Campaign for more supportive community led housing policies
The Community Land Trust Network is calling on members and supporters to lobby their MPs for more supportive policies for community led housing.
We have identified three levers the Government could pull to empower communities to get on building affordable homes and other needs, and incentivise local communities to accept good development.
1. Amend the National Planning Policy Framework
The Government recently consulted on changes to the NPPF including introducing a definition of community led development. It asked how else the NPPF could support it.
We submitted a detailed response with a number of ‘policy acupuncture’ proposals to weave community-led development into the NPPF. The most impactful proposals would enshrine that communities have a ‘right to grow’ – that if a democratic and not-for-profit local community organisation proposes affordable homes to meet identified need, the planning should facilitate rather than frustrate this by:
- Giving great weight to the community-led development of affordable homes in protected landscapes, balancing this evident need with the protection of those landscapes.
- Introducing ‘community-led exception sites’, based on a successful policy in East Cambridgeshire, giving permission in principle to community-led development on certain unallocated sites, subject to safeguards.
2. Extend the Neighbourhood Share of the Infrastructure Levy to unparished areas
Currently, parish or town councils with an adopted neighbourhood plan receive 25% of Community Infrastructure Levy monies. But two-thirds of the country is unparished, and the Government has consulted on how the new Infrastructure Levy might fix this.
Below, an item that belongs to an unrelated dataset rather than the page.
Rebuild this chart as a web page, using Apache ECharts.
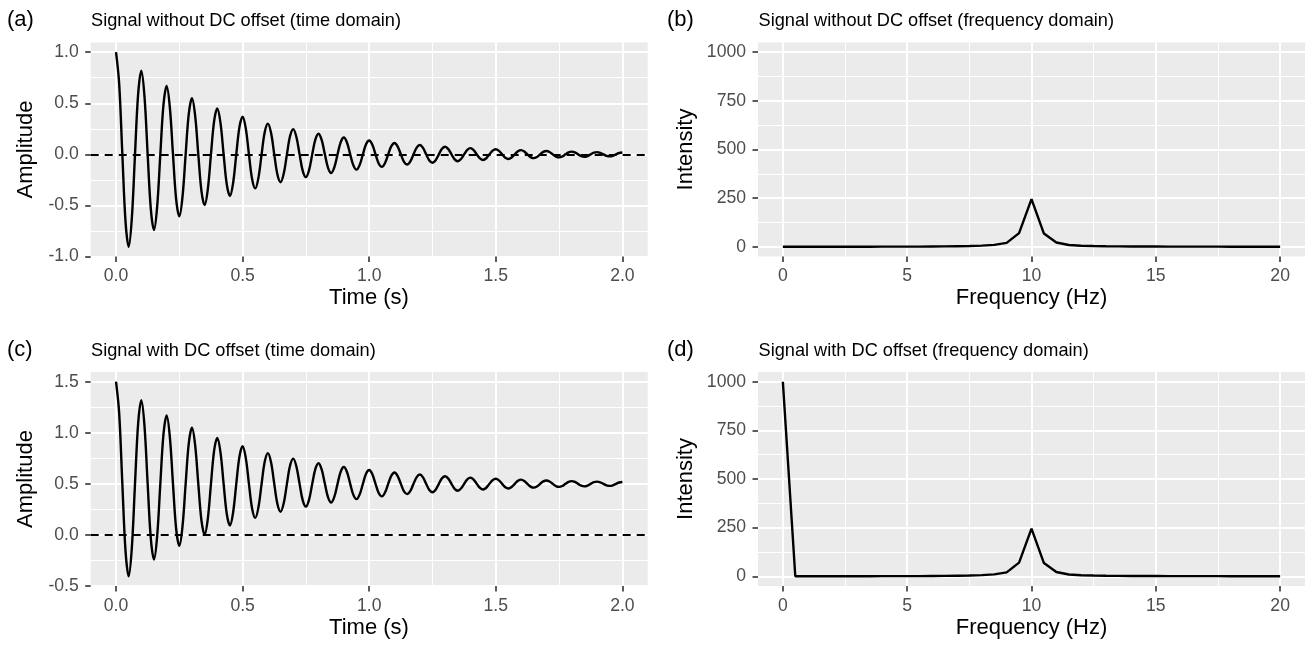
<!DOCTYPE html>
<html>
<head>
<meta charset="utf-8">
<script src="https://cdn.jsdelivr.net/npm/echarts@6/dist/echarts.min.js"></script>
<style>
html,body{margin:0;padding:0;background:#fff;}
#chart{width:1309px;height:648px;}
</style>
</head>
<body>
<div id="chart"></div>
<script>
// ---------- data ----------
const TIME = [0,0.0125,0.025,0.0375,0.05,0.0625,0.075,0.0875,0.1,0.1125,0.125,0.1375,0.15,0.1625,0.175,0.1875,0.2,0.2125,0.225,0.2375,0.25,0.2625,0.275,0.2875,0.3,0.3125,0.325,0.3375,0.35,0.3625,0.375,0.3875,0.4,0.4125,0.425,0.4375,0.45,0.4625,0.475,0.4875,0.5,0.5125,0.525,0.5375,0.55,0.5625,0.575,0.5875,0.6,0.6125,0.625,0.6375,0.65,0.6625,0.675,0.6875,0.7,0.7125,0.725,0.7375,0.75,0.7625,0.775,0.7875,0.8,0.8125,0.825,0.8375,0.85,0.8625,0.875,0.8875,0.9,0.9125,0.925,0.9375,0.95,0.9625,0.975,0.9875,1,1.0125,1.025,1.0375,1.05,1.0625,1.075,1.0875,1.1,1.1125,1.125,1.1375,1.15,1.1625,1.175,1.1875,1.2,1.2125,1.225,1.2375,1.25,1.2625,1.275,1.2875,1.3,1.3125,1.325,1.3375,1.35,1.3625,1.375,1.3875,1.4,1.4125,1.425,1.4375,1.45,1.4625,1.475,1.4875,1.5,1.5125,1.525,1.5375,1.55,1.5625,1.575,1.5875,1.6,1.6125,1.625,1.6375,1.65,1.6625,1.675,1.6875,1.7,1.7125,1.725,1.7375,1.75,1.7625,1.775,1.7875,1.8,1.8125,1.825,1.8375,1.85,1.8625,1.875,1.8875,1.9,1.9125,1.925,1.9375,1.95,1.9625,1.975,1.9875,2];

const SIGNAL_NO_DC = [
1.000,0.690,0,-0.656,-0.905,-0.624,0,0.594,
0.819,0.565,0,-0.537,-0.741,-0.511,0,0.486,
0.670,0.462,0,-0.440,-0.607,-0.418,0,0.398,
0.549,0.379,0,-0.360,-0.497,-0.342,0,0.326,
0.449,0.310,0,-0.295,-0.407,-0.280,0,0.267,
0.368,0.254,0,-0.241,-0.333,-0.230,0,0.218,
0.301,0.208,0,-0.198,-0.273,-0.188,0,0.179,
0.247,0.170,0,-0.162,-0.223,-0.154,0,0.146,
0.202,0.139,0,-0.132,-0.183,-0.126,0,0.120,
0.165,0.114,0,-0.108,-0.150,-0.103,0,0.098,
0.135,0.093,0,-0.089,-0.123,-0.084,0,0.080,
0.111,0.076,0,-0.073,-0.100,-0.069,0,0.066,
0.091,0.063,0,-0.060,-0.082,-0.057,0,0.054,
0.074,0.051,0,-0.049,-0.067,-0.046,0,0.044,
0.061,0.042,0,-0.040,-0.055,-0.038,0,0.036,
0.050,0.034,0,-0.033,-0.045,-0.031,0,0.030,
0.041,0.028,0,-0.027,-0.037,-0.025,0,0.024,
0.033,0.023,0,-0.022,-0.030,-0.021,0,0.020,
0.027,0.019,0,-0.018,-0.025,-0.017,0,0.016,
0.022,0.015,0,-0.015,-0.020,-0.014,0,0.013,
0.018];

const SIGNAL_DC = [
1.500,1.190,0.5,-0.156,-0.405,-0.124,0.5,1.094,
1.319,1.065,0.5,-0.037,-0.241,-0.011,0.5,0.986,
1.170,0.962,0.5,0.060,-0.107,0.082,0.5,0.898,
1.049,0.879,0.5,0.140,0.003,0.158,0.5,0.826,
0.949,0.810,0.5,0.205,0.093,0.220,0.5,0.767,
0.868,0.754,0.5,0.259,0.167,0.270,0.5,0.718,
0.801,0.708,0.5,0.302,0.227,0.312,0.5,0.679,
0.747,0.670,0.5,0.338,0.277,0.346,0.5,0.646,
0.702,0.639,0.5,0.368,0.317,0.374,0.5,0.620,
0.665,0.614,0.5,0.392,0.350,0.397,0.5,0.598,
0.635,0.593,0.5,0.411,0.377,0.416,0.5,0.580,
0.611,0.576,0.5,0.427,0.400,0.431,0.5,0.566,
0.591,0.563,0.5,0.440,0.418,0.443,0.5,0.554,
0.574,0.551,0.5,0.451,0.433,0.454,0.5,0.544,
0.561,0.542,0.5,0.460,0.445,0.462,0.5,0.536,
0.550,0.534,0.5,0.467,0.455,0.469,0.5,0.530,
0.541,0.528,0.5,0.473,0.463,0.475,0.5,0.524,
0.533,0.523,0.5,0.478,0.470,0.479,0.5,0.520,
0.527,0.519,0.5,0.482,0.475,0.483,0.5,0.516,
0.522,0.515,0.5,0.485,0.480,0.486,0.5,0.513,
0.518];

const FREQ = [0,0.5,1,1.5,2,2.5,3,3.5,4,4.5,5,5.5,6,6.5,7,7.5,8,8.5,9,9.5,10,10.5,11,11.5,12,12.5,13,13.5,14,14.5,15,15.5,16,16.5,17,17.5,18,18.5,19,19.5,20];

const SPEC_NO_DC = [0.3,0.3,0.3,0.4,0.4,0.4,0.5,0.5,0.6,0.7,0.8,1.0,1.5,2.0,3.0,4.0,6.0,10,20,70,245,68,22,9,5.5,4,3,2.2,1.7,1.4,1.2,1.0,0.9,0.8,0.7,0.6,0.5,0.5,0.4,0.4,0.3];
const SPEC_DC    = [1000,0.3,0.3,0.4,0.4,0.4,0.5,0.5,0.6,0.7,0.8,1.0,1.5,2.0,3.0,4.0,6.0,10,20,70,245,68,22,9,5.5,4,3,2.2,1.7,1.4,1.2,1.0,0.9,0.8,0.7,0.6,0.5,0.5,0.4,0.4,0.3];

// tick values
const TIME_TICKS = [0,0.5,1,1.5,2];
const TIME_MINOR = [0.25,0.75,1.25,1.75];
const FREQ_TICKS = [0,5,10,15,20];
const FREQ_MINOR = [2.5,7.5,12.5,17.5];
const AMP_A_TICKS = [-1,-0.5,0,0.5,1];
const AMP_A_MINOR = [-0.75,-0.25,0.25,0.75];
const AMP_C_TICKS = [-0.5,0,0.5,1,1.5];
const AMP_C_MINOR = [-0.25,0.25,0.75,1.25];
const INT_TICKS = [0,250,500,750,1000];
const INT_MINOR = [125,375,625,875];

const PANEL_TITLES = ['Signal without DC offset (time domain)','Signal without DC offset (frequency domain)','Signal with DC offset (time domain)','Signal with DC offset (frequency domain)'];
const TAGS = ['(a)','(b)','(c)','(d)'];

// ---------- chart ----------
const FONT = "'Liberation Sans', Arial, Helvetica, sans-serif";
const GRIDS = [
  {left:90.7, top:42.5, width:557, height:214},
  {left:758,  top:42.5, width:547, height:214},
  {left:90.7, top:372,  width:557, height:214},
  {left:758,  top:372,  width:547, height:214}
];

const fmt1 = v => v.toFixed(1);
const fmt0 = v => String(Math.round(v));

function majorAxis(gi, min, max, ticks, formatter, pos, margin) {
  return {
    type:'value', gridIndex:gi, min:min, max:max, position:pos,
    axisLine:{show:false, onZero:false},
    axisTick:{show:true, customValues:ticks, length:5.5, lineStyle:{color:'#333333', width:1.6}},
    axisLabel:{show:true, customValues:ticks, formatter:formatter, color:'#4D4D4D', fontSize:17.6, fontFamily:FONT, margin:margin},
    splitLine:{show:true, lineStyle:{color:'#FFFFFF', width:2}},
    minorTick:{show:false}, minorSplitLine:{show:false}
  };
}
function minorAxis(gi, min, max, ticks, pos) {
  return {
    type:'value', gridIndex:gi, min:min, max:max, position:pos,
    axisLine:{show:false, onZero:false},
    axisTick:{show:false, customValues:ticks},
    axisLabel:{show:false, customValues:ticks},
    splitLine:{show:true, lineStyle:{color:'#FFFFFF', width:1}}
  };
}

const xAxes = [], yAxes = [];
const xCfg = [
  [-0.1, 2.1, TIME_TICKS, TIME_MINOR, fmt1],
  [-1, 21, FREQ_TICKS, FREQ_MINOR, fmt0],
  [-0.1, 2.1, TIME_TICKS, TIME_MINOR, fmt1],
  [-1, 21, FREQ_TICKS, FREQ_MINOR, fmt0]
];
const yCfg = [
  [-1.0, 1.095, AMP_A_TICKS, AMP_A_MINOR, fmt1],
  [-50, 1050, INT_TICKS, INT_MINOR, fmt0],
  [-0.5, 1.595, AMP_C_TICKS, AMP_C_MINOR, fmt1],
  [-50, 1050, INT_TICKS, INT_MINOR, fmt0]
];
for (let i = 0; i < 4; i++) {
  const xc = xCfg[i], yc = yCfg[i];
  xAxes.push(majorAxis(i, xc[0], xc[1], xc[2], xc[4], 'bottom', 11));
  xAxes.push(minorAxis(i, xc[0], xc[1], xc[3], 'top'));
  yAxes.push(majorAxis(i, yc[0], yc[1], yc[2], yc[4], 'left', 12));
  yAxes.push(minorAxis(i, yc[0], yc[1], yc[3], 'right'));
}

function pairs(xs, ys) { return xs.map((x, i) => [x, ys[i]]); }

const zeroLine = {
  silent:true, symbol:['none','none'], label:{show:false},
  lineStyle:{type:[8,6], color:'#000000', width:2},
  emphasis:{disabled:true},
  data:[{yAxis:0}]
};

const LW = 2.4;
const series = [
  {type:'line', xAxisIndex:0, yAxisIndex:0, data:pairs(TIME, SIGNAL_NO_DC), smooth:0.35, showSymbol:false,
   lineStyle:{color:'#000', width:LW}, markLine:zeroLine, z:3},
  {type:'line', xAxisIndex:2, yAxisIndex:2, data:pairs(FREQ, SPEC_NO_DC), showSymbol:false,
   lineStyle:{color:'#000', width:LW}, z:3},
  {type:'line', xAxisIndex:4, yAxisIndex:4, data:pairs(TIME, SIGNAL_DC), smooth:0.35, showSymbol:false,
   lineStyle:{color:'#000', width:LW}, markLine:zeroLine, z:3},
  {type:'line', xAxisIndex:6, yAxisIndex:6, data:pairs(FREQ, SPEC_DC), showSymbol:false,
   lineStyle:{color:'#000', width:LW}, z:3}
];

function txt(x, y, s, size, opts) {
  return Object.assign({type:'text', x:x, y:y, silent:true,
    style:Object.assign({text:s, fontSize:size, fontFamily:FONT, fill:'#000',
      align:'left', verticalAlign:'middle'}, (opts && opts.style) || {})},
    (opts && opts.el) || {});
}
const rowY = [0, 329.5];
const graphics = [];
for (let r = 0; r < 2; r++) {
  const dy = rowY[r];
  graphics.push(txt(7, 20 + dy, TAGS[r*2], 22));
  graphics.push(txt(667, 20 + dy, TAGS[r*2+1], 22));
  graphics.push(txt(91, 21 + dy, PANEL_TITLES[r*2], 18.2));
  graphics.push(txt(758.5, 21 + dy, PANEL_TITLES[r*2+1], 18.2));
  graphics.push(txt(369, 298 + dy, 'Time (s)', 22, {style:{align:'center'}}));
  graphics.push(txt(1031.5, 298 + dy, 'Frequency (Hz)', 22, {style:{align:'center'}}));
  graphics.push(txt(26, 149.5 + dy, 'Amplitude', 22, {style:{align:'center'}, el:{rotation:Math.PI/2}}));
  graphics.push(txt(686, 149.5 + dy, 'Intensity', 22, {style:{align:'center'}, el:{rotation:Math.PI/2}}));
}

const chart = echarts.init(document.getElementById('chart'), null, {renderer:'canvas'});
chart.setOption({
  animation:false,
  backgroundColor:'#FFFFFF',
  grid: GRIDS.map(g => Object.assign({show:true, backgroundColor:'#EBEBEB', borderWidth:0, containLabel:false}, g)),
  xAxis: xAxes,
  yAxis: yAxes,
  series: series,
  graphic: graphics
});
</script>
</body>
</html>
We put in a detailed consultation response describing how secondary legislation could enable properly constituted Community Land Trusts to receive this money. They are already defined in law in a way that enshrines democracy, accountability and a duty to use the money to further the social, economic and environmental sustainability of the local community. The definition was introduced in 2008 precisely to provide a standard format for a participatory asset-owning community body to play this sort of role, alongside the representative function of the local council.
This change would channel significant investment into community-led development, and further incentivise communities to support private sector-led development with this spillover benefit.
3. Reinstate the Community Housing Fund or reform the Affordable Homes Programme
The most significant barrier for the 900-or-so community-led organisations trying to build (or convert, or renovate) homes is the lack of risk capital to acquire the site and obtain planning consent. There are a small number of social lenders offering this but the finance is expensive and doesn’t meet the full extent of demand.
The Government has a £12bn Affordable Homes Programme. But undercapitalised community-led organisations are unable to access this without the site and planning consent. It is tantalisingly out of reach. The Community Housing Fund fixed this by providing revenue grants for the pre-development stages of projects. This should be reintroduced, or integrated into the AHP as a standard feature for smaller providers.